Service Level terms applied to the application
Though not using the term “SLI”, the team developed a series of key metrics to measure the underlying systems that provide the services aforementioned. For instance, a production node going down would trigger a pager to the on-call engineer who is expected check and fix the problem. In this case, the node availability is one simple example of SLI.
In order to be able to “perceive” the latency of short-range queries, the team setup a test host in NYC region and periodically initiate a test query from the test host to our production system, in order to better simulate the user behavior with an “external” trigger. The query latency is recorded in our monitoring system. Another metric was setup to measure the average latency of the external test queries over time. It’s yet another SLI.
The monitoring system periodically checks the average latency of the queries, and raises different level of alarms (minor, major, critical) when one of the configured thresholds is reached. If a minor threshold (e.g. 200ms) is reached, an email will be sent to the whole systems engineering team. If the issue turns worse and a major threshold (e.g. 2s) is reached, no immediate action would be taken, instead, the system will wait and if the situation does not recovers for two consecutive checking intervals (e.g. 2 x 5 mins), a pager will be sent to the on-call engineer, so that some human intervention could be taken to alleviate the situation. A critical threshold (e.g. 5s) means the issue becomes user perceivable, and should be handled with priority. The major or critical latency threshold discussed here is an instance of SLO — an internal target (or value) our systems engineering team aim to maintain. Actions need to be taken to avoid the situation to deteriorate — to a level that users are able to perceive, or even go worse to violate the service contract with the customers, i.e. SLA.
Maintaining SLO
In order to maintain a Service Level Objective, one critical thing is to understand which systems and their measurements (or SLI’s) the objective really depends on. Take the query latency SLO as an example, there are multiple factors that could affect a data query latency, e.g.
- data availability
- data system stability
- data system performance
As mentioned in earlier section, the data users query needs to “processed” data, which requires the “raw” data to be successfully ingested, processed and stored in the data system, making available for queries. You can imagine any failures during data ingestion, processing, or storage could lead to data unavailability and query failures or delays. The data processing and storage systems are key in this aspect.
Systems go unstable from time to time. There could be multiple contributing factors, e.g. hardware problem, network instability, OS or application software inefficiency. A series of measurements are needed to help understand which specific system component is dysfunction, so that a more targeted troubleshooting and recovery could be taken.

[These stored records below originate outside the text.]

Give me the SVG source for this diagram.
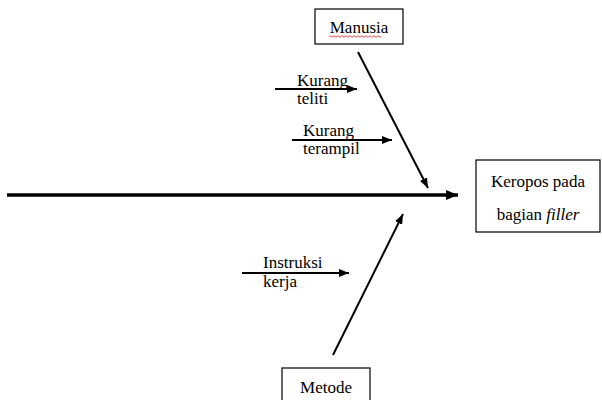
<svg xmlns="http://www.w3.org/2000/svg" width="602" height="400" viewBox="0 0 602 400">
<style>
.t{font-family:'Liberation Serif','Times New Roman','DejaVu Serif',Times,serif;font-size:17px;fill:#000}
.box{fill:#fff;stroke:#000;stroke-width:1.2}
.ln{stroke:#000;stroke-width:2;fill:none}
</style>
<defs>
<marker id="ah" viewBox="0 0 10 8" refX="10" refY="4" markerWidth="10" markerHeight="8" markerUnits="userSpaceOnUse" orient="auto">
<path d="M0,0 L10,4 L0,8 Z" fill="#000"/>
</marker>
<marker id="ahb" viewBox="0 0 12 10" refX="12" refY="5" markerWidth="12" markerHeight="10" markerUnits="userSpaceOnUse" orient="auto">
<path d="M0,0 L12,5 L0,10 Z" fill="#000"/>
</marker>
</defs>
<rect width="602" height="400" fill="#fff"/>
<g id="connectors">
<line x1="7" y1="195" x2="458" y2="195" stroke="#000" stroke-width="3.5" marker-end="url(#ahb)"/>
<line class="ln" x1="358" y1="52" x2="428" y2="188" marker-end="url(#ah)"/>
<line class="ln" x1="333" y1="355" x2="403" y2="214" marker-end="url(#ah)"/>
<line class="ln" x1="275" y1="89" x2="357" y2="89" marker-end="url(#ah)"/>
<line class="ln" x1="292" y1="140" x2="392" y2="140" marker-end="url(#ah)"/>
<line class="ln" x1="242" y1="273" x2="349" y2="273" marker-end="url(#ah)"/>
</g>
<g id="manusia">
<rect class="box" x="315" y="9" width="88" height="35"/>
<text class="t" x="359" y="33" text-anchor="middle" font-family="Liberation Serif, serif">Manusia</text>
<path d="M329,36.5 q1,-1.5 2,0 t2,0 t2,0 t2,0 t2,0 t2,0 t2,0 t2,0 t2,0 t2,0 t2,0 t2,0 t2,0 t2,0 t2,0 t2,0 t2,0 t2,0 t2,0 t2,0 t2,0 t2,0 t2,0 t2,0 t2,0 t2,0" fill="none" stroke="#e02020" stroke-width="0.8"/>
</g>
<g id="kurang-teliti">
<text class="t" x="297" y="86">Kurang</text>
<text class="t" x="297" y="104">teliti</text>
</g>
<g id="kurang-terampil">
<text class="t" x="303" y="136">Kurang</text>
<text class="t" x="303" y="154">terampil</text>
</g>
<g id="instruksi-kerja">
<text class="t" x="263" y="268">Instruksi</text>
<text class="t" x="263" y="287">kerja</text>
</g>
<g id="effect">
<rect class="box" x="476" y="160" width="124" height="72"/>
<text class="t" x="538" y="187" text-anchor="middle">Keropos pada</text>
<text class="t" x="538" y="220" text-anchor="middle">bagian <tspan font-style="italic">filler</tspan></text>
</g>
<g id="metode">
<rect class="box" x="282" y="368" width="88" height="40"/>
<text class="t" x="326" y="393" text-anchor="middle">Metode</text>
</g>
</svg>
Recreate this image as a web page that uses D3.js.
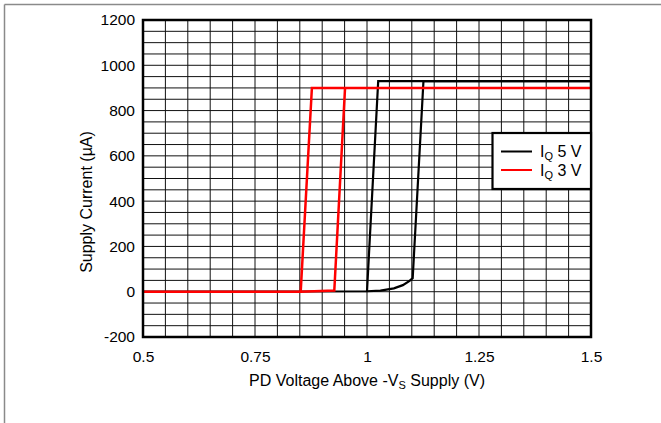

Systems go degraded sometimes as well. It could be an unusual high load caused by a couple of super-long-range queries, or some cluster member goes down which leads to short of capacity to handle even a normal workload. A series of performance related metrics are added to measure and detect those issues. By referring to the alerts raised for specific system components, there’s a good chance one can find out possible cause of a performance degradation for a given service.
In order to maintain SLO’s for the production data application, which is running 24x7 serving data and customers around the world, the systems engineering team never stop improving the monitoring system while keeping the underlying systems running. If a critical incident happens during work time, a team effort is usually taken to get it resolved, including issue recovery, root cause analysis (RCA), and system improvement. However, in the unlucky case that an incident happens during night time, the on-call engineer is the primary force to deal with the issue, and the focus is to recover the affected system so that SLO could be maintained, leaving the RCA and improvement work for the next day.
At the time I was part of a 4-member systems engineering team, and we share the on-call load with one person taking the pager for one week in a single month. We used PagerDuty to manage our on-call roster and escalation process. Nagios, together with an internally designed fancy data availability progress graph helped us on systems monitoring and alerting when things went south. There were post-mortem arranged after some serious incidents, so that we could find out improvement opportunities on both systems and process aspects.
Final words
Maintaining a production data application requires lots of work from keeping the underlying running, monitoring the systems, and continuous improving the process and systems. Making the system stable and performant is not a easy task that could be achieved overnight. It needs lots of attentions and initiatives to turn ideas into actions. A better understanding of the services we provided to our customers will definitely help with defining and maintaining those higher-standard internal targets— SLO’s.